Por outro lado, Padre Manolo definitivamente ocupa o lugar daquele que é perseguido. Não que ele seja inocente, longe disso; até queremos que ele seja perseguido. Porém o lugar ocupado por este arquétipo no cinema noir é o daquele que o destino não perdoa pelos crimes que cometeu no passado, numa demonstração de fatalismo existencialista extremamente presente no gênero. E é exatamente isso que acontece com Manolo, jamais perdoado pelo que fez com Ignacio (embora, honestamente, o que ele fez seja de fato imperdoável).

            Quanto à Femme fatale... Almodóvar faz uma curiosa desconstrução deste arquétipo, considerando que, ao contrário da maioria de seus filmes, “Má Educação” não possui nenhuma personagem feminina realmente importante (pelo menos, nenhuma personagem feminina cisgênero). Mas isso não impede de haver um personagem específico muito esperto e ótimo mentiroso, que tem tamanha noção de sua própria sensualidade que é capaz de usa-la como uma arma para fazer os outros de gato e sapato e conseguir o que quer, dominando o jogo entre os protagonistas e passando por cima dos outros (literalmente, em um dado momento que não vou dizer qual é, mas que envolve água). Não vou dizer quem é, embora vocês provavelmente já tenham uma ideia. Mas o interessante em “Má Educação” não é tanto descobrir quem é a femme fatale, mas sim como este arquétipo é realizado ao longo do filme. Acreditem em mim, não é da maneira como inicialmente parece ser.

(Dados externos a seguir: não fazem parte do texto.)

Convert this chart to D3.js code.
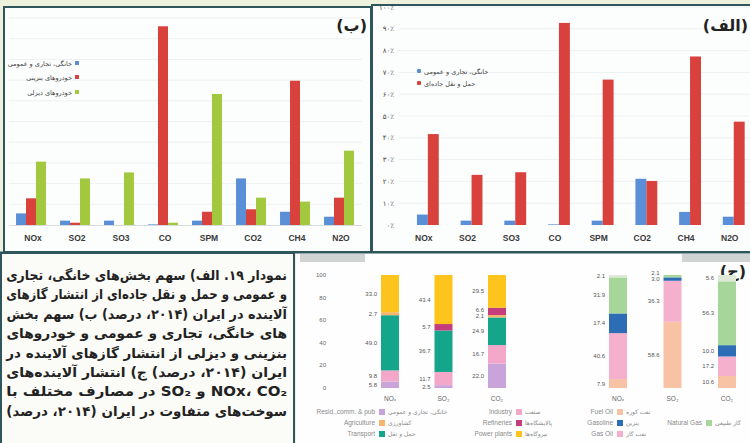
<!DOCTYPE html>
<html><head><meta charset="utf-8">
<script src="https://cdn.jsdelivr.net/npm/d3@7"></script>
<style>html,body{margin:0;padding:0;background:#eef1dc;} svg{display:block}</style>
</head><body><svg id="c" width="750" height="443"></svg>
<script>
// ---------- DATA ----------
const gases = ["NOx","SO2","SO3","CO","SPM","CO2","CH4","N2O"];
// (الف) shares, %
const aResidential = [4.8, 2.0, 2.0, 0.3, 2.0, 21.2, 6.0, 3.8];
const aRoadTransport = [41.7, 23.0, 24.2, 92.7, 66.7, 20.2, 77.3, 47.4];
const aSeriesFa = ["خانگی، تجاری و عمومی", "حمل و نقل جاده‌ای"];
// (ب) shares, %
const bResidential = [5.6, 2.1, 2.1, 0.3, 2.1, 22.5, 6.4, 4.0];
const bGasolineCars = [12.9, 1.1, 0, 96.0, 6.4, 7.6, 69.7, 13.2];
const bDieselCars = [30.6, 22.5, 25.4, 1.1, 63.3, 13.2, 11.3, 35.9];
const bSeriesFa = ["خانگی، تجاری و عمومی", "خودروهای بنزینی", "خودروهای دیزلی"];
const aTicks = [0,10,20,30,40,50,60,70,80,90,100];
// (ج) by sector, %
const pollutants = ["NOₓ","SO₂","CO₂"];
const sectorKeys = ["resid","industry","transport","agriculture","refineries","power"];
const sectorEn = ["Resid.,comm. & pub","Industry","Transport","Agriculture","Refineries","Power plants"];
const sectorFa = ["خانگی، تجاری و عمومی","صنعت","حمل و نقل","کشاورزی","پالایشگاه‌ها","نیروگاه‌ها"];
const sResid = [5.8, 2.5, 22.0];
const sIndustry = [9.8, 11.7, 16.7];
const sTransport = [49.0, 36.7, 24.9];
const sAgriculture = [2.7, 0, 2.1];
const sRefineries = [0, 5.7, 6.6];
const sPower = [33.0, 43.4, 29.5];
const sectorLegendOrder = ["resid","agriculture","transport","industry","refineries","power"];
// (ج) by fuel, %
const fuelKeys = ["fuelOil","gasOil","gasoline","naturalGas","other"];
const fuelEn = ["Fuel Oil","Gas Oil","Gasoline","Natural Gas",""];
const fuelFa = ["نفت کوره","نفت گاز","بنزین","گاز طبیعی",""];
const fFuelOil = [7.9, 58.6, 10.6];
const fGasOil = [40.6, 36.3, 17.2];
const fGasoline = [17.4, 3.0, 10.0];
const fNaturalGas = [31.9, 2.1, 56.3];
const fOther = [2.1, 0, 5.6];
const fuelLegendOrder = ["fuelOil","gasoline","gasOil"];
const cTicks = [0,20,40,60,80,100];
const captionLines = [
  "نمودار ۱۹. الف) سهم بخش‌های خانگی، تجاری",
  "و عمومی و حمل و نقل جاده‌ای از انتشار گازهای",
  "آلاینده در ایران (۲۰۱۴، درصد) ب) سهم بخش",
  "های خانگی، تجاری و عمومی و خودروهای",
  "بنزینی و دیزلی از انتشار گازهای آلاینده در",
  "ایران (۲۰۱۴، درصد) ج) انتشار آلاینده‌های",
  "NOx، CO₂ و SO₂ در مصارف مختلف با",
  "سوخت‌های متفاوت در ایران (۲۰۱۴، درصد)"
];

// ---------- STYLE ----------
const BLUE="#5a8fd8", RED="#d8413c", GREEN="#a2c83e";
const sectorColor = {resid:"#c8a4da", industry:"#f3a7c9", transport:"#15a58a", agriculture:"#f5b56c", refineries:"#c53c7c", power:"#fcc41c"};
const fuelColor = {fuelOil:"#f8c3a4", gasOil:"#f4b0cd", gasoline:"#2d6db6", naturalGas:"#a6d699", other:"#dfe8d6"};
const FA = "'DejaVu Sans', sans-serif";
const LAT = "'Liberation Sans', Arial, sans-serif";
const toFa = s => String(s).replace(/\d/g, d => "۰۱۲۳۴۵۶۷۸۹"[d]);

const svg = d3.select("#c");
svg.append("rect").attr("width",750).attr("height",443).attr("fill","#eef1dc");

// ---------- PANEL ب ----------
svg.append("rect").attr("x",4).attr("y",7).attr("width",367).attr("height",245)
  .attr("fill","#fcfdfd").attr("stroke","#2f555d").attr("stroke-width",2);
const gB = svg.append("g");
const xB = d3.scaleBand().domain(gases).range([9,361]).paddingInner(0.32).paddingOuter(0.16);
const xB2 = d3.scaleBand().domain([0,1,2]).range([0,xB.bandwidth()]);
const yB = d3.scaleLinear().domain([0,100]).range([225,18]);
gB.selectAll("line.grid").data(d3.range(10,101,10)).join("line")
  .attr("x1",9).attr("x2",362).attr("y1",d=>yB(d)).attr("y2",d=>yB(d))
  .attr("stroke","#eef1f2").attr("stroke-width",1);
const bSeries = [bResidential,bGasolineCars,bDieselCars];
const bCols = [BLUE,RED,GREEN];
bSeries.forEach((arr,si)=>{
  gB.selectAll("rect.s"+si).data(arr).join("rect")
    .attr("x",(d,i)=>xB(gases[i])+xB2(si)).attr("width",xB2.bandwidth())
    .attr("y",d=>yB(d)).attr("height",d=>yB(0)-yB(d)).attr("fill",bCols[si]);
});
gB.append("line").attr("x1",9).attr("x2",362).attr("y1",yB(0)+0.5).attr("y2",yB(0)+0.5).attr("stroke","#d6dcdc");
gB.selectAll("text.xl").data(gases).join("text")
  .attr("x",d=>xB(d)+xB.bandwidth()/2+2).attr("y",241).attr("text-anchor","middle")
  .attr("font-family",LAT).attr("font-weight","bold").attr("font-size",8.5).attr("fill","#3a3a3a").text(d=>d);
const legB = gB.selectAll("g.lg").data(bSeriesFa).join("g").attr("transform",(d,i)=>`translate(0,${[63,77,92][i]})`);
legB.append("rect").attr("x",75).attr("y",-2).attr("width",4).attr("height",4).attr("fill",(d,i)=>bCols[i]);
legB.append("text").attr("x",72).attr("y",2.5).attr("text-anchor","end").attr("font-family",FA)
  .attr("font-size",6.5).attr("fill","#444").text(d=>d);
gB.append("text").attr("x",367).attr("y",31).attr("text-anchor","end").attr("font-family",FA)
  .attr("font-weight","bold").attr("font-size",16).attr("fill","#222").text("(ب)");

// ---------- PANEL الف ----------
svg.append("rect").attr("x",372).attr("y",5).attr("width",384).attr("height",247)
  .attr("fill","#fcfdfd").attr("stroke","#2f555d").attr("stroke-width",2);
const gA = svg.append("g");
const xA = d3.scaleBand().domain(gases).range([406,755.6]).paddingInner(0.5).paddingOuter(0.25);
const xA2 = d3.scaleBand().domain([0,1]).range([0,xA.bandwidth()]);
const yA = d3.scaleLinear().domain([0,100]).range([225,7]);
gA.selectAll("line.grid").data(aTicks.slice(1)).join("line")
  .attr("x1",398).attr("x2",750).attr("y1",d=>yA(d)).attr("y2",d=>yA(d))
  .attr("stroke","#eef1f2");
const aSeries=[aResidential,aRoadTransport], aCols=[BLUE,RED];
aSeries.forEach((arr,si)=>{
  gA.selectAll("rect.s"+si).data(arr).join("rect")
    .attr("x",(d,i)=>xA(gases[i])+xA2(si)).attr("width",xA2.bandwidth())
    .attr("y",d=>yA(d)).attr("height",d=>yA(0)-yA(d)).attr("fill",aCols[si]);
});
gA.selectAll("text.yt").data(aTicks).join("text")
  .attr("x",394).attr("y",d=>yA(d)+2.5).attr("text-anchor","end").attr("font-family",FA)
  .attr("font-size",7).attr("fill","#4a4a4a").text(d=>toFa(d)+"٪");
gA.selectAll("text.xl").data(gases).join("text")
  .attr("x",d=>xA(d)+xA.bandwidth()/2-4).attr("y",241).attr("text-anchor","middle")
  .attr("font-family",LAT).attr("font-weight","bold").attr("font-size",8.5).attr("fill","#3a3a3a").text(d=>d);
const legA = gA.selectAll("g.lg").data(aSeriesFa).join("g").attr("transform",(d,i)=>`translate(0,${[71,83][i]})`);
legA.append("rect").attr("x",417).attr("y",-2).attr("width",4).attr("height",4).attr("rx",1).attr("fill",(d,i)=>aCols[i]);
legA.append("text").attr("x",424).attr("y",2.5).attr("font-family",FA)
  .attr("font-size",6.5).attr("fill","#444").text(d=>d);
gA.append("text").attr("x",748).attr("y",31).attr("text-anchor","end").attr("font-family",FA)
  .attr("font-weight","bold").attr("font-size",16).attr("fill","#222").text("(الف)");

// ---------- CAPTION ----------
svg.append("rect").attr("x",1).attr("y",253).attr("width",293).attr("height",192)
  .attr("fill","#fbfbf7").attr("stroke","#2f555d").attr("stroke-width",2);
const capG = svg.selectAll("g.cap").data(captionLines).join("g").attr("class","cap");
capG.append("text").attr("x",0).attr("y",0).attr("text-anchor","end")
  .attr("font-family",FA).attr("font-weight","bold").attr("font-size",13.5).attr("fill","#222")
  .text(d=>"\u202B"+d+"\u202C");
capG.each(function(d,i){
  const w = d3.select(this).select("text").node().getComputedTextLength();
  const s = Math.min(1.2, 281 / w);
  d3.select(this).attr("transform",`translate(287,${280+i*19.4}) scale(${s},1)`);
});

// ---------- PANEL ج ----------
svg.append("rect").attr("x",296).attr("y",253).attr("width",456).attr("height",191).attr("fill","#fefefe");
svg.append("line").attr("x1",0).attr("x2",750).attr("y1",252.5).attr("y2",252.5).attr("stroke","#2f555d").attr("stroke-width",2);
svg.append("rect").attr("x",300).attr("y",254).attr("width",65).attr("height",8).attr("fill","#cfd3d2");
svg.append("rect").attr("x",682).attr("y",254).attr("width",68).attr("height",8).attr("fill","#cfd3d2");
const gC = svg.append("g");
const yC = d3.scaleLinear().domain([0,1]).range([388,275]);
const yCt = d3.scaleLinear().domain([0,100]).range([388,275]);
gC.selectAll("text.yt").data(cTicks).join("text")
  .attr("x",326).attr("y",d=>yCt(d)+2).attr("text-anchor","end").attr("font-family",LAT)
  .attr("font-size",6).attr("fill","#666").text(d=>d);
gC.append("text").attr("x",746).attr("y",277).attr("text-anchor","end").attr("font-family",FA)
  .attr("font-weight","bold").attr("font-size",16).attr("fill","#222").text("(ج)");
const BW = 18;
function stacked(keys, arrays, colors, x0, x1){
  const rows = pollutants.map((p,i)=>{const o={p}; keys.forEach((k,j)=>o[k]=arrays[j][i]); return o;});
  const st = d3.stack().keys(keys).offset(d3.stackOffsetExpand)(rows);
  const x = d3.scalePoint().domain(pollutants).range([x0,x1]);
  st.forEach(layer=>{
    gC.selectAll(null).data(layer).join("rect")
      .attr("x",d=>x(d.data.p)-BW/2).attr("width",BW)
      .attr("y",d=>yC(d[1])).attr("height",d=>yC(d[0])-yC(d[1]))
      .attr("fill",colors[layer.key]);
  });
  pollutants.forEach((p,i)=>{
    let prev = Infinity;
    st.forEach(layer=>{
      const d = layer[i], v = d.data[layer.key];
      if(!v) return;
      let ym = yC((d[0]+d[1])/2) + 2;
      ym = Math.min(ym, prev - 6.5); prev = ym;
      gC.append("text").attr("x",x(p)-BW/2-4).attr("y",ym).attr("text-anchor","end")
        .attr("font-family",LAT).attr("font-size",6).attr("fill","#555").text(v.toFixed(1));
    });
  });
  gC.selectAll(null).data(pollutants).join("text")
    .attr("x",d=>x(d)).attr("y",401).attr("text-anchor","middle").attr("font-family",LAT)
    .attr("font-size",6.5).attr("fill","#666").text(d=>d);
}
stacked(sectorKeys,[sResid,sIndustry,sTransport,sAgriculture,sRefineries,sPower],sectorColor,390,497);
stacked(fuelKeys,[fFuelOil,fGasOil,fGasoline,fNaturalGas,fOther],fuelColor,618,727);

// legends
const colX = [379,516,617,706], rowY = [412,423,434];
const legItems = [];
sectorLegendOrder.forEach((k,i)=>{const j=sectorKeys.indexOf(k); legItems.push({en:sectorEn[j],fa:sectorFa[j],c:sectorColor[k],col:Math.floor(i/3),row:i%3});});
fuelLegendOrder.forEach((k,i)=>{const j=fuelKeys.indexOf(k); legItems.push({en:fuelEn[j],fa:fuelFa[j],c:fuelColor[k],col:2,row:i});});
{const j=fuelKeys.indexOf("naturalGas"); legItems.push({en:fuelEn[j],fa:fuelFa[j],c:fuelColor.naturalGas,col:3,row:1});}
const lg = gC.selectAll("g.lg").data(legItems).join("g").attr("transform",d=>`translate(${colX[d.col]},${rowY[d.row]})`);
lg.append("rect").attr("x",0).attr("y",-3).attr("width",6).attr("height",6).attr("fill",d=>d.c);
lg.append("text").attr("x",-4).attr("y",2.2).attr("text-anchor","end").attr("font-family",LAT)
  .attr("font-size",6.5).attr("fill","#8a8a8a").text(d=>d.en);
lg.append("text").attr("x",9).attr("y",2.2).attr("font-family",FA)
  .attr("font-size",6).attr("fill","#8a8a8a").text(d=>d.fa);
</script></body></html>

            Falando assim, parece que os mocinhos e bandidos em “Má Educação” são muito bem definidos. Pois bem... Não. Pois, como nos melhores filmes noir, todos os personagens são moralmente ambíguos. Tão ambíguos que, ao melhor estilo dos filmes de Almodóvar, ao final, quando as verdadeiras relações entre os personagens são reveladas, o espectador fica embasbacado pensando “Gente, mas todo mundo neste filme é completamente louco!”.

            Uma coincidência de arquétipos, porém, não é o suficiente para classificar “Má Educação” como um filme noir (ou, pelo menos, neo-noir). Afinal, filmes noir são facilmente reconhecíveis devido ao fato de terem um visual bastante específico e único ao gênero. De fato, no quesito visual “Má Educação” não traz de imediato a palavra “noir” à mente de quem o assiste: A iluminação é completamente diferente da padrão do gênero, sem sombras, luzes frias e contornos bem demarcados. Pelo contrário: Tudo em “Má Educação” é muito bem iluminado e cheio de luzes e cores quentes.
            A semelhança visual, porém, encontra-se na fotografia. O noir foi o gênero que introduziu ao cinema americano as posições de câmera peculiares e não-naturais antes usadas no expressionismo alemão (o que não é à toa, considerando que boa parte dos diretores noir eram justamente alemães fugindo do nazismo, mas isso é outra história). E nisso “Má Educação” não esconde sua influência, o exemplo máximo sendo uma tomada em “contra-plongée” (para quem não fala cinemês, é quando a câmera, próxima do chão, aponta para cima para mostrar o personagem) que faz um personagem específico parecer um gigante divino, mostrando todo o poder que ele possui sobre outro sem que este o saiba. E, mesmo que não utilize tanto as sombras, há uma cena em que elas são muito bem utilizadas, quando o esquema da femme fatale é revelado, fazendo-a de repente parecer pequena e indefesa (e, como se não bastasse, a posição da câmera desta vez transfere o poder para outro personagem).
            Seria possível escrever uma tese inteira citando todos os elementos que fazem de “Má Educação” um filme neo-noir: Os flashbacks, as narrações dos personagens mostrando seus pontos de vista sobre as situações, a presença em certo ponto do “clichê” do crime perfeito, o fatalismo e a força inevitável do passado, a corrupção, a lista vai loooooonge... Mas se nada disso os convencer... Então não se preocupem, porque Almodóvar deixará sua influência tão clara quanto a parte branca de um ovo quando dois personagens vão a um cinema onde está passando um festival de filmes noir e, ao saírem, um deles diz “É como se todos os filmes falassem de nós”.
            É, talvez isso conte um pouco contra o filme. Almodóvar adora brincar em suas obras, mas aqui as brincadeiras vêm um pouco à custa de sutileza. As reviravoltas continuam chocantes, isso é verdade, mas Almodóvar parece aqui até um pouco desesperado para que entendamos aonde ele quer chegar... Embora, para o crédito dele, o diretor usa essas dicas óbvias mais como uma pista para que reflitamos sobre as pistas mais sutis. Como, por exemplo, as notícias de tabloide: Ao longo do filme, Enrique é visto recortando duas notícias. A segunda é sobre uma mulher que morreu abraçada a um crocodilo enquanto era devorada. E Almodóvar imediatamente nos conta, da forma mais explícita possível, o significado simbólico que isso tem para o filme. Mas... E a primeira notícia? Não vou dizer aqui qual que é, mas o filme nunca chega a nos dizer de forma explícita seu significado. É como se Almodóvar estivesse dizendo “Pronto, já entreguei o significado da segunda notícia pra vocês saberem que elas são importantes. Agora reflitam sobre o significado da primeira!” E não é que, ao se pensar sobre o conteúdo da notícia e do filme, faz sentido?!